Set the lines down again exactly, first line through the line that contains "3.01, 3.09, 3.20]", with no pictures.
══════════════════════════════
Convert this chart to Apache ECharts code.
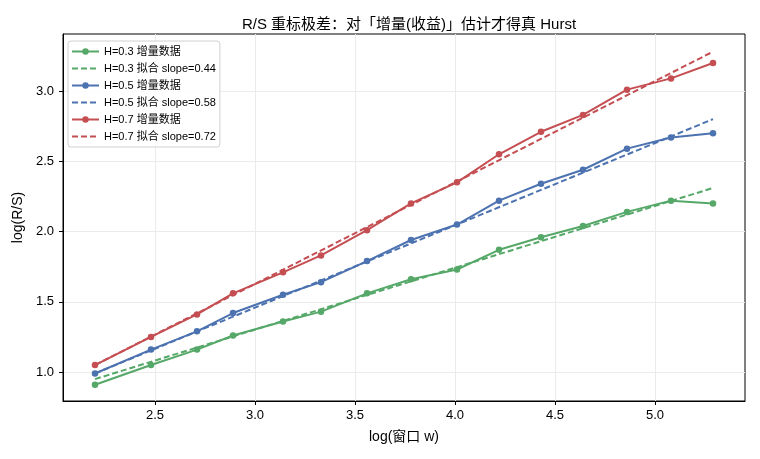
<!DOCTYPE html>
<html>
<head>
<meta charset="utf-8">
<script src="https://cdn.jsdelivr.net/npm/echarts@6/dist/echarts.min.js"></script>
<style>
  html, body { margin: 0; padding: 0; background: #fff; }
  #chart { width: 760px; height: 459px; }
</style>
</head>
<body>
<div id="chart"></div>
<script>
const logW = [2.20, 2.48, 2.71, 2.89, 3.14, 3.33, 3.56, 3.78, 4.01, 4.22, 4.43, 4.64, 4.86, 5.08, 5.29]

const rsH03 = [0.91, 1.05, 1.16, 1.26, 1.36, 1.43, 1.56, 1.66, 1.73, 1.87, 1.96, 2.04, 2.14, 2.22, 2.20]
const rsH05 = [0.99, 1.16, 1.29, 1.42, 1.55, 1.64, 1.79, 1.94, 2.05, 2.22, 2.34, 2.44, 2.59, 2.67, 2.70]
const rsH07 = [1.05, 1.25, 1.41, 1.56, 1.71, 1.83, 2.01, 2.20, 2.35, 2.55, 2.71, 2.83, 3.01, 3.09, 3.20]

// fitted line end points (at first and last window)
const fitH03 = [0.95, 2.31]
const fitH05 = [0.99, 2.80]
const fitH07 = [1.05, 3.28]

const xTicks = [2.5, 3.0, 3.5, 4.0, 4.5, 5.0]
const yTicks = [1.0, 1.5, 2.0, 2.5, 3.0]

const GREEN = '#55a868'
const BLUE = '#4c72b0'
const RED = '#c44e52'
const FONT = '"Liberation Sans", "Noto Sans CJK SC", sans-serif'

const pairs = (xs, ys) => xs.map((x, i) => [x, ys[i]])
const fitPairs = (ys) => [[logW[0], ys[0]], [logW[logW.length - 1], ys[1]]]

const dataSeries = (name, color, values) => ({
    name,
    type: 'line',
    data: pairs(logW, values),
    symbol: 'circle',
    symbolSize: 6.5,
    lineStyle: { color, width: 2 },
    itemStyle: { color },
    z: 3
})

const fitSeries = (name, color, values) => ({
    name,
    type: 'line',
    data: fitPairs(values),
    symbol: 'none',
    lineStyle: { color, width: 2, type: [6, 3] },
    itemStyle: { color },
    z: 4
})

const names = [
    'H=0.3 增量数据', 'H=0.3 拟合 slope=0.44',
    'H=0.5 增量数据', 'H=0.5 拟合 slope=0.58',
    'H=0.7 增量数据', 'H=0.7 拟合 slope=0.72'
]

const chart = echarts.init(document.getElementById('chart'))
chart.setOption({
    animation: false,
    textStyle: { fontFamily: FONT },
    title: {
        text: 'R/S 重标极差：对「增量(收益)」估计才得真 Hurst',
        left: 404,
        textAlign: 'center',
        top: 12,
        textStyle: { fontSize: 15, fontWeight: 'normal', color: '#000', fontFamily: FONT }
    },
    grid: {
        left: 63, right: 15, top: 34, bottom: 58,
        outerBoundsMode: 'none',
        show: true, borderColor: '#000', borderWidth: 1
    },
    legend: {
        orient: 'vertical',
        left: 68,
        top: 41,
        itemWidth: 27,
        itemHeight: 8,
        itemGap: 6,
        padding: [5, 4, 5, 3],
        borderColor: '#d0d0d0',
        borderWidth: 1,
        borderRadius: 3,
        backgroundColor: 'rgba(255,255,255,0.85)',
        textStyle: { fontSize: 11, color: '#000', fontFamily: FONT },
        data: names.map((n, i) => i % 2 === 1 ? { name: n, itemStyle: { opacity: 0 } } : n)
    },
    xAxis: {
        type: 'value',
        min: 2.04,
        max: 5.45,
        name: 'log(窗口 w)',
        nameLocation: 'middle',
        nameGap: 29,
        nameTextStyle: { fontSize: 14, color: '#000' },
        axisLine: { show: true, lineStyle: { color: '#000' } },
        axisTick: { show: true, length: 4, customValues: xTicks, lineStyle: { color: '#000' } },
        axisLabel: { customValues: xTicks, fontSize: 13, color: '#000', margin: 8, formatter: v => v.toFixed(1) },
        splitLine: { show: true, lineStyle: { color: '#ebebeb', width: 1 } }
    },
    yAxis: {
        type: 'value',
        min: 0.794,
        max: 3.406,
        name: 'log(R/S)',
        nameLocation: 'middle',
        nameGap: 32,
        nameTextStyle: { fontSize: 14, color: '#000' },
        axisLine: { show: true, lineStyle: { color: '#000' } },
        axisTick: { show: true, length: 4, customValues: yTicks, lineStyle: { color: '#000' } },
        axisLabel: { customValues: yTicks, fontSize: 13, color: '#000', margin: 9, formatter: v => v.toFixed(1) },
        splitLine: { show: true, lineStyle: { color: '#ebebeb', width: 1 } }
    },
    series: [
        dataSeries(names[0], GREEN, rsH03),
        fitSeries(names[1], GREEN, fitH03),
        dataSeries(names[2], BLUE, rsH05),
        fitSeries(names[3], BLUE, fitH05),
        dataSeries(names[4], RED, rsH07),
        fitSeries(names[5], RED, fitH07)
    ]
})
</script>
</body>
</html>
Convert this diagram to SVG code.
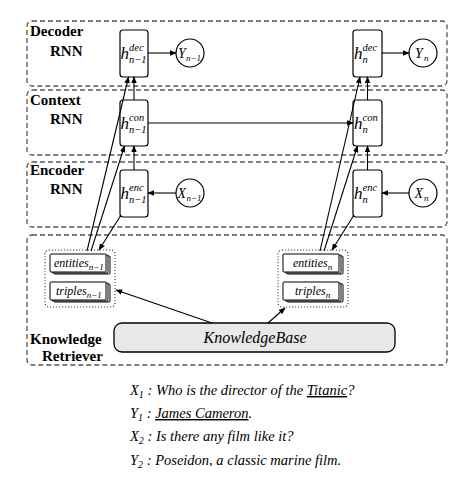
══════════════════════════════
● Problem solution
Convert this chart to Apache ECharts code.
<!DOCTYPE html>
<html>
<head>
<meta charset="utf-8">
<script src="https://cdn.jsdelivr.net/npm/echarts@6/dist/echarts.min.js"></script>
<style>
  html, body { margin: 0; padding: 0; background: #fff; }
  #chart { width: 760px; height: 459px; }
</style>
</head>
<body>
<div id="chart"></div>
<script>
const logW = [2.20, 2.48, 2.71, 2.89, 3.14, 3.33, 3.56, 3.78, 4.01, 4.22, 4.43, 4.64, 4.86, 5.08, 5.29]

const rsH03 = [0.91, 1.05, 1.16, 1.26, 1.36, 1.43, 1.56, 1.66, 1.73, 1.87, 1.96, 2.04, 2.14, 2.22, 2.20]
const rsH05 = [0.99, 1.16, 1.29, 1.42, 1.55, 1.64, 1.79, 1.94, 2.05, 2.22, 2.34, 2.44, 2.59, 2.67, 2.70]
const rsH07 = [1.05, 1.25, 1.41, 1.56, 1.71, 1.83, 2.01, 2.20, 2.35, 2.55, 2.71, 2.83, 3.01, 3.09, 3.20]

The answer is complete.